Her job has been made easier by ATC's move to new premises in Mt Eden. For the first time in its 19-year history, the company has a well-ventilated wardrobe space where its hundreds of costumes, accessories, shoes, hats and wigs have been sorted into categories, hung on hangers or stacked in labelled boxes on modular shelving units.
It means boxes labelled "fishnets" and "horses hooves" take their place among more regular collections of shoes, belts and braces and it's far less time-consuming for costume designers to look and sort through clothes which might be suitable for the latest productions.
Previously the costumes, some of which were donated, were stored in boxes and bags in a corner of the ATC office. Whiting says finding costumes and getting them fitted involved going through these multitude of boxes, pulling out everything you thought you might need, carrying it down four flights of stairs and into a waiting - and often double-parked - van, driving to the rehearsal room, parking illegally in a bus stop, unloading and hauling the clothes up three flights of stairs.
Not only were they difficult for costume designers to access, the clothes were vulnerable to moisture and mildew. While costumes are sometimes made from scratch, other times existing ones are modified.

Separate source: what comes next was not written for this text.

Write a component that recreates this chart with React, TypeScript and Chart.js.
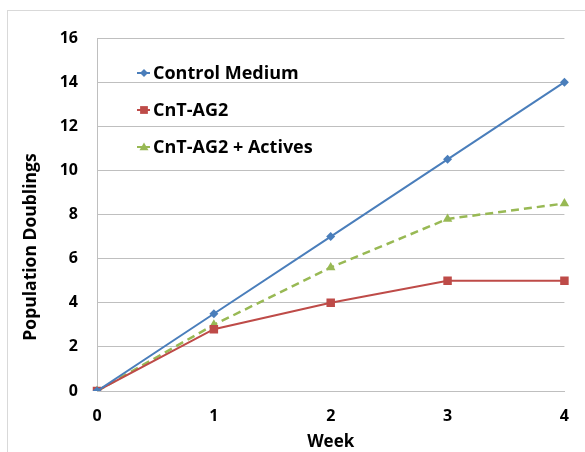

There's certainly no shortage of garments to choose from.
The weird, like a flesh-coloured and appropriately heavy pregnancy belly suit, through to the wonderful, like the striking red coat dress Sophia Hawthorne wore in The Duchess of Malfi, are all represented in ATC's "magic" wardrobe. Others, like a green leather jacket which might have been worn by a pop star in 1983 or a purple and gold brocade number circa 1974, are clearly products of their respective times.
Whiting says she has no problem modifying garments.
"Are we precious about the clothes and the fabrics because they are representative - iconic, if you like - or do we look at ways in which we can recycle elements of these? I have no qualms about altering and using things in new ways otherwise they just hang there and are never seen or used in any form."